__AIM OF THE TASK__
Leaving out the pictures, retype the lines from the beginning of the listing through the line containing "gd_spec_us = [3.04, 4.20, 4.20, 3.03]".

__RECORDED DATA__
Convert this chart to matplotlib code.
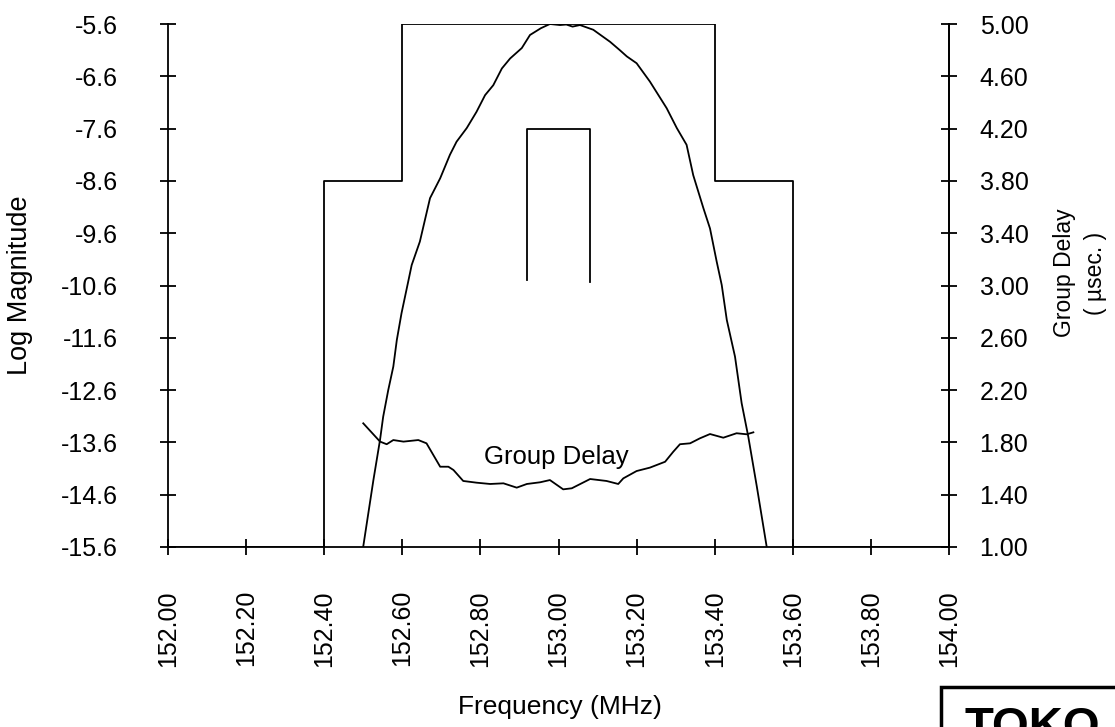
import numpy as np
import matplotlib.pyplot as plt
from matplotlib.patches import Rectangle

plt.rcParams['font.family'] = ['Liberation Sans', 'DejaVu Sans']
plt.rcParams['axes.unicode_minus'] = False

# spec mask (log magnitude)
mask_freq = [152.00, 152.40, 152.40, 152.60, 152.60, 153.40, 153.40, 153.60, 153.60, 154.00]
mask_db = [-15.6, -15.6, -8.6, -8.6, -5.6, -5.6, -8.6, -8.6, -15.6, -15.6]

# group delay spec
gd_spec_freq = [152.92, 152.92, 153.08, 153.08]
gd_spec_us = [3.04, 4.20, 4.20, 3.03]

# measured log magnitude
mag_freq = [152.500, 152.526, 152.543, 152.551, 152.564, 152.577, 152.586, 152.598,
            152.615, 152.624, 152.645, 152.671, 152.697, 152.722, 152.739, 152.765,
            152.790, 152.812, 152.833, 152.855, 152.876, 152.906, 152.927, 152.955,
            152.978, 153.004, 153.020, 153.036, 153.055, 153.089, 153.132, 153.157,
            153.175, 153.200, 153.234, 153.277, 153.303, 153.328, 153.345, 153.371,
            153.388, 153.405, 153.418, 153.431, 153.452, 153.469, 153.486, 153.508,
            153.533]
mag_db = [-15.59, -14.32, -13.55, -13.11, -12.60, -12.15, -11.64, -11.13,
          -10.53, -10.21, -9.76, -8.93, -8.55, -8.10, -7.85, -7.59,
          -7.28, -6.96, -6.77, -6.45, -6.26, -6.06, -5.81, -5.68,
          -5.60, -5.62, -5.61, -5.65, -5.62, -5.71, -5.94, -6.10,
          -6.22, -6.35, -6.70, -7.21, -7.59, -7.91, -8.49, -9.12,
          -9.51, -10.14, -10.59, -11.26, -11.96, -12.85, -13.49, -14.45,
          -15.59]

# measured group delay
gd_freq = [152.500, 152.543, 152.560, 152.577, 152.603, 152.641, 152.662, 152.697,
           152.718, 152.731, 152.756, 152.790, 152.825, 152.859, 152.893, 152.919,
           152.953, 152.978, 153.012, 153.034, 153.081, 153.123, 153.153, 153.166,
           153.200, 153.234, 153.273, 153.294, 153.311, 153.337, 153.362, 153.388,
           153.422, 153.456, 153.482, 153.499]
gd_us = [1.946, 1.806, 1.786, 1.818, 1.806, 1.818, 1.793, 1.614,
         1.614, 1.589, 1.505, 1.492, 1.482, 1.487, 1.454, 1.482,
         1.495, 1.512, 1.441, 1.449, 1.520, 1.505, 1.482, 1.525,
         1.581, 1.607, 1.652, 1.729, 1.786, 1.793, 1.831, 1.864,
         1.836, 1.870, 1.862, 1.877]

x_ticks = np.round(np.arange(152.0, 154.01, 0.2), 2)
y_ticks = np.round(np.arange(-15.6, -5.59, 1.0), 1)
gd_ticks = np.round(np.arange(1.0, 5.01, 0.4), 2)

lw = 1.3
fs = 18

fig = plt.figure(figsize=(11.15, 7.27), dpi=100)
ax = fig.add_axes([168 / 1115, 1 - 547 / 727, (949 - 168) / 1115, (547 - 24) / 727])
ax2 = ax.twinx()

ax.plot(mask_freq, mask_db, color='black', lw=lw)
ax.plot(mag_freq, mag_db, color='black', lw=lw)
ax2.plot(gd_spec_freq, gd_spec_us, color='black', lw=lw)
ax2.plot(gd_freq, gd_us, color='black', lw=lw)
ax2.text(152.995, 1.69, 'Group Delay', fontsize=18.5, ha='center', va='center')

ax.set_xlim(152.0, 154.0)
ax.set_ylim(-15.6, -5.6)
ax2.set_ylim(1.0, 5.0)

ax.set_xticks(x_ticks)
ax.set_xticklabels([f'{v:.2f}' for v in x_ticks], rotation=90)
ax.set_yticks(y_ticks)
ax.set_yticklabels([f'{v:.1f}' for v in y_ticks])
ax2.set_yticks(gd_ticks)
ax2.set_yticklabels([f'{v:.2f}' for v in gd_ticks])

for a in (ax, ax2):
    a.spines['top'].set_visible(False)
    for s in a.spines.values():
        s.set_linewidth(lw)
    a.patch.set_visible(False)
ax2.spines['left'].set_visible(False)
ax2.spines['bottom'].set_visible(False)

ax.tick_params(axis='x', direction='inout', length=12, width=lw, pad=25, labelsize=fs)
ax.tick_params(axis='y', direction='inout', length=12, width=lw, pad=30, labelsize=fs)
ax2.tick_params(axis='y', direction='inout', length=12, width=lw, pad=16, labelsize=fs)

fig.text(20 / 1115, 1 - 285 / 727, 'Log Magnitude', rotation=90, fontsize=19.5,
         ha='center', va='center')
fig.text(560 / 1115, 1 - 707 / 727, 'Frequency (MHz)', fontsize=19,
         ha='center', va='center')
fig.text(1080 / 1115, 1 - 273 / 727, 'Group Delay\n( \u00b5sec. )', rotation=90,
         fontsize=16.5, ha='center', va='center', multialignment='center',
         linespacing=1.45)

# logo box in the corner
fig.patches.append(Rectangle((941 / 1115, -0.1), 0.3, 1 - 687 / 727 + 0.1,
                             transform=fig.transFigure, fill=False, lw=2.5,
                             edgecolor='black'))
fig.text(965 / 1115, 1 - 706 / 727, 'TOKO', fontsize=34, fontweight='bold',
         ha='left', va='top')

fig.savefig('out.png', dpi=100)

__ANSWER__
Convert this chart to matplotlib code.
import numpy as np
import matplotlib.pyplot as plt
from matplotlib.patches import Rectangle

plt.rcParams['font.family'] = ['Liberation Sans', 'DejaVu Sans']
plt.rcParams['axes.unicode_minus'] = False

# spec mask (log magnitude)
mask_freq = [152.00, 152.40, 152.40, 152.60, 152.60, 153.40, 153.40, 153.60, 153.60, 154.00]
mask_db = [-15.6, -15.6, -8.6, -8.6, -5.6, -5.6, -8.6, -8.6, -15.6, -15.6]

# group delay spec
gd_spec_freq = [152.92, 152.92, 153.08, 153.08]
gd_spec_us = [3.04, 4.20, 4.20, 3.03]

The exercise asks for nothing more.